OBJECTIVE
Each line that holds the word "this" is to be identified and copied.

BEGIN RECORDS PROVIDED

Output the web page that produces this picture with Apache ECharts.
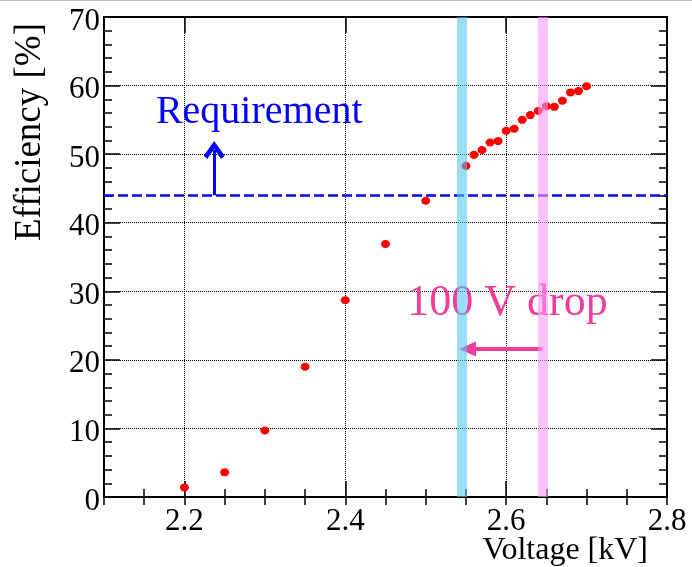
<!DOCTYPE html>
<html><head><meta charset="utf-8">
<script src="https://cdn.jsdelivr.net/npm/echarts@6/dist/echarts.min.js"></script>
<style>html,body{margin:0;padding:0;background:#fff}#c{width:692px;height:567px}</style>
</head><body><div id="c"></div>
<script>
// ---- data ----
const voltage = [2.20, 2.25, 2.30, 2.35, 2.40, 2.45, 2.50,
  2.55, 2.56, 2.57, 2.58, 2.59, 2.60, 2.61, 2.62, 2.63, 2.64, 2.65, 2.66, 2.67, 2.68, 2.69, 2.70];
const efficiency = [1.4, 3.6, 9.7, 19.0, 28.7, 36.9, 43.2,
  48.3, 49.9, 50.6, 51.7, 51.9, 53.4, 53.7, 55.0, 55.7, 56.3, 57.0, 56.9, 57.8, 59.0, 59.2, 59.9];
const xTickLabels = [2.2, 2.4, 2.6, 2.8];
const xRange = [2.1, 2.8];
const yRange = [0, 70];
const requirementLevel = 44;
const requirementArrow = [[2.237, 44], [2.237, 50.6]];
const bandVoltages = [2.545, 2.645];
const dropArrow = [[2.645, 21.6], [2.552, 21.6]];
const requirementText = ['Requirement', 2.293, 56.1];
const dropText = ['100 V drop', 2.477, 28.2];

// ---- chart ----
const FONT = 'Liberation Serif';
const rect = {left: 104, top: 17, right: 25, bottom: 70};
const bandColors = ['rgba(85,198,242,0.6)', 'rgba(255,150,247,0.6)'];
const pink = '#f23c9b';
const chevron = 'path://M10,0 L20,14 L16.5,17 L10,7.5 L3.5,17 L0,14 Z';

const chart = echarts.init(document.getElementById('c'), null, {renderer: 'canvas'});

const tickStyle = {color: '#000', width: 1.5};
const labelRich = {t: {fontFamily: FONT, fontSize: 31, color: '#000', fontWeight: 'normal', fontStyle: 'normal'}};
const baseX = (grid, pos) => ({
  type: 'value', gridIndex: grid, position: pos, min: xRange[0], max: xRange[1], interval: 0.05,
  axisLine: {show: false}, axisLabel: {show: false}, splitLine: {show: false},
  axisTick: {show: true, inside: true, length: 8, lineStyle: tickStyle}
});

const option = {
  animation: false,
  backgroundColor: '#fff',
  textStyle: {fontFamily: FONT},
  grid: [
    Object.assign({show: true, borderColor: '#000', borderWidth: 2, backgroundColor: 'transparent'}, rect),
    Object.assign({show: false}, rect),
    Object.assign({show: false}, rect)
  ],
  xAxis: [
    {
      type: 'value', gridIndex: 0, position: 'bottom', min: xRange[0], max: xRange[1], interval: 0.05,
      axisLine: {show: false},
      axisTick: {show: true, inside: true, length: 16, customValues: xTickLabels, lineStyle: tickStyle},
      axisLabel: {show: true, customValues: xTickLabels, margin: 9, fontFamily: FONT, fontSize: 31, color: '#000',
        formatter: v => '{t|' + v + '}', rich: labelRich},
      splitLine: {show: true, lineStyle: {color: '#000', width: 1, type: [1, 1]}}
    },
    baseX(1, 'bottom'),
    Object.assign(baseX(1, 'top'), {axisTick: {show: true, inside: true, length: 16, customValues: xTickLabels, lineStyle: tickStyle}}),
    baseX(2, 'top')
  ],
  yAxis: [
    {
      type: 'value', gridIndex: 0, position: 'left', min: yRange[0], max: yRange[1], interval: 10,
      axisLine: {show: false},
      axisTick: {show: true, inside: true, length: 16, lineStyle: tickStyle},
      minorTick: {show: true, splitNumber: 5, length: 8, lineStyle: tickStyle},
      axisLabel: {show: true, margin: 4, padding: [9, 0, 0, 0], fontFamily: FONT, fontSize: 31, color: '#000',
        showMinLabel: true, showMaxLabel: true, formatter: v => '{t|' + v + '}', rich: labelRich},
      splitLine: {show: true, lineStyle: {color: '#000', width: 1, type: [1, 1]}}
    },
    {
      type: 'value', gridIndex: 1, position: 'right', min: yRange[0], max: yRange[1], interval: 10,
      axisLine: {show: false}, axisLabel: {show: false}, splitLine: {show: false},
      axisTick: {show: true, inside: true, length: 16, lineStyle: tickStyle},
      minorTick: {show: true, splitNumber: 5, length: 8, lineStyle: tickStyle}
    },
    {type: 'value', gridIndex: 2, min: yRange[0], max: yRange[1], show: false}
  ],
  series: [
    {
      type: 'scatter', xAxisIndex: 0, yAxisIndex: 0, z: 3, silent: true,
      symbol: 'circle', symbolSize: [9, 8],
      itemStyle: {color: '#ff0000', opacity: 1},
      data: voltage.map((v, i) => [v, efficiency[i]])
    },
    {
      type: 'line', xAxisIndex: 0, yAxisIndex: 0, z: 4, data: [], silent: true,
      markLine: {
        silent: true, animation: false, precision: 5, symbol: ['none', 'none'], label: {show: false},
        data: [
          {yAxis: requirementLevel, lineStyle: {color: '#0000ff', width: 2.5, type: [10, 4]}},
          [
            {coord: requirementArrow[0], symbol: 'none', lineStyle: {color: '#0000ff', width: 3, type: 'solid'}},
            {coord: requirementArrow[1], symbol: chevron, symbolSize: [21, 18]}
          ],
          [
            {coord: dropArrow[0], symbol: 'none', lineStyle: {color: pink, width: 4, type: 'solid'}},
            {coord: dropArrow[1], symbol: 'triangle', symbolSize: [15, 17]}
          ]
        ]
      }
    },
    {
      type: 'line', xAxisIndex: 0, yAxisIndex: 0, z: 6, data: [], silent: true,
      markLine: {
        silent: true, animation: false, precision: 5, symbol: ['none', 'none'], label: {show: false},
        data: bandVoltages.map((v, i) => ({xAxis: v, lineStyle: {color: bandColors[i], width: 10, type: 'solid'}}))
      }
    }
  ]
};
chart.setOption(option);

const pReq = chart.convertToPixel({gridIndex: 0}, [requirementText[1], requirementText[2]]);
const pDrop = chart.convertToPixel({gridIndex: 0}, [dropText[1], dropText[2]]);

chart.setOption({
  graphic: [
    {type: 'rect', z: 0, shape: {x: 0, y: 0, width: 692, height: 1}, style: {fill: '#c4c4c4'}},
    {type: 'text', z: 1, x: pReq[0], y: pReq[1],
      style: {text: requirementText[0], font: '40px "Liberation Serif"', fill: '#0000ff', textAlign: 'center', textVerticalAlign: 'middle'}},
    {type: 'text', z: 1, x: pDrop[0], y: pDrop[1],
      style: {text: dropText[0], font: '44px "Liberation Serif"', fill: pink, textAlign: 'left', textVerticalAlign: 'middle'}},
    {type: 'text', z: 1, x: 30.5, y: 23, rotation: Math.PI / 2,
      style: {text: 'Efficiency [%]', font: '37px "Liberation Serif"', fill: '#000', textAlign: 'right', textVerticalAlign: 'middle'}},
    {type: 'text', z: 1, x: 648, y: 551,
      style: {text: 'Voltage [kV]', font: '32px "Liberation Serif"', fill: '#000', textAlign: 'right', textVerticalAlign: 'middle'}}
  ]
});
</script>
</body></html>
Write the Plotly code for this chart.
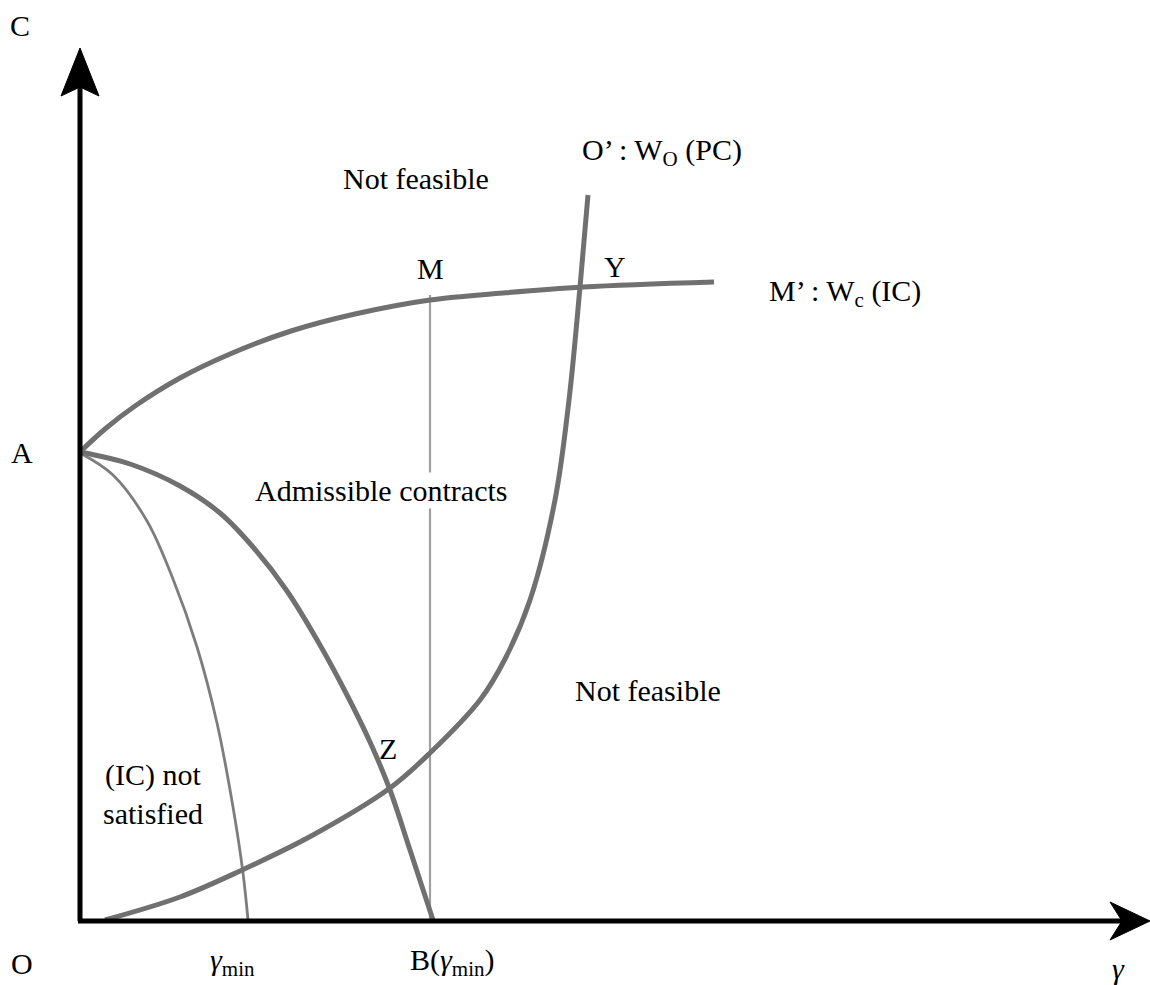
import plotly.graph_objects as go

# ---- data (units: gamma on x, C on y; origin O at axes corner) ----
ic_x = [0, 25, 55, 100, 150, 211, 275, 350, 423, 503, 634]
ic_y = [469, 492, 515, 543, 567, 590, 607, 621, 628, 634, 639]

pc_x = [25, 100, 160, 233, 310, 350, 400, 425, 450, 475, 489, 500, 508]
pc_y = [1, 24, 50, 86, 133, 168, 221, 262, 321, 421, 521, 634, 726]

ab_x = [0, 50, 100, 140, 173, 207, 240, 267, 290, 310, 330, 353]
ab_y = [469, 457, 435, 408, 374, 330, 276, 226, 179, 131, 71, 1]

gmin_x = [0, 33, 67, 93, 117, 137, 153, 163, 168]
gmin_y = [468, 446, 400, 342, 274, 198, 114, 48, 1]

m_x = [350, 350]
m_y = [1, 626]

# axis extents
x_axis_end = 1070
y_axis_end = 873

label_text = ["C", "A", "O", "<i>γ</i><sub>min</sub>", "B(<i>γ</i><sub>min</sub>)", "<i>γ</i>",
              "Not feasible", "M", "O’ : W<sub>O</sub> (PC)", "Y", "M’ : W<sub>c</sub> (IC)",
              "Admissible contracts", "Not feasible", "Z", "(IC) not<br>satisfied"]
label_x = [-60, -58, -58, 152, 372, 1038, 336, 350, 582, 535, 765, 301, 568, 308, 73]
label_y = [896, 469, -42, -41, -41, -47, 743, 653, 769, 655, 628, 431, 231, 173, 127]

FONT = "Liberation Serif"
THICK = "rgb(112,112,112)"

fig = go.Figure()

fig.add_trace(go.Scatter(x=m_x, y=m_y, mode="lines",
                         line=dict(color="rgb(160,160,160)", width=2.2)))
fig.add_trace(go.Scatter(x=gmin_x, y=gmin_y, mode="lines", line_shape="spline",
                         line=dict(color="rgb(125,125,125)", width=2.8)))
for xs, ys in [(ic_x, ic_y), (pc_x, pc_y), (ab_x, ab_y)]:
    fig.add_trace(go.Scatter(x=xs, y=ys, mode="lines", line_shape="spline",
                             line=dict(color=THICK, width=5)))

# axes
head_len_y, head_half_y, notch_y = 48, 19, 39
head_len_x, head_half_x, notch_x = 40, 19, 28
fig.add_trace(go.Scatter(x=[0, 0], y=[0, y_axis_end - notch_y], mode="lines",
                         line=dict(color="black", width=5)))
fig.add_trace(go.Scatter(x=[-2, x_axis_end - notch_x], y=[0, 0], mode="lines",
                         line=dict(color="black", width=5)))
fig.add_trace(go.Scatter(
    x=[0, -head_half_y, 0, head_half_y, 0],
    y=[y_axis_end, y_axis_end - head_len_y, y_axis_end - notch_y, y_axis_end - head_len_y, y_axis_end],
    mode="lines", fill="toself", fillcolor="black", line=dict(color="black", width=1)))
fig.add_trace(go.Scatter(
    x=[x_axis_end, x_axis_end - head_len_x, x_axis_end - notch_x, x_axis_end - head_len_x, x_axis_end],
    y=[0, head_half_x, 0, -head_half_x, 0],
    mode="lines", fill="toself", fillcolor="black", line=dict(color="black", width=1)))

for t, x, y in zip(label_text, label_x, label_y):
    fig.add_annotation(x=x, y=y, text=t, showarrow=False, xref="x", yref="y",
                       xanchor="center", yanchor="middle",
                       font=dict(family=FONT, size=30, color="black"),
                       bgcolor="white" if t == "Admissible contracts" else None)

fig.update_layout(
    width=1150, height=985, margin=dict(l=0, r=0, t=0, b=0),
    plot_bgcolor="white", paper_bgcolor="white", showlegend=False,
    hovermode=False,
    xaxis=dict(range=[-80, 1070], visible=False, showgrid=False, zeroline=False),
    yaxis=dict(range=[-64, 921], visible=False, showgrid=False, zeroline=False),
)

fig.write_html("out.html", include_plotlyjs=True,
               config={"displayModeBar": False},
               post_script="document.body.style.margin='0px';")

END RECORDS PROVIDED

TASK RESPONSE
Output the web page that produces this picture with Apache ECharts.
Write the Plotly code for this chart.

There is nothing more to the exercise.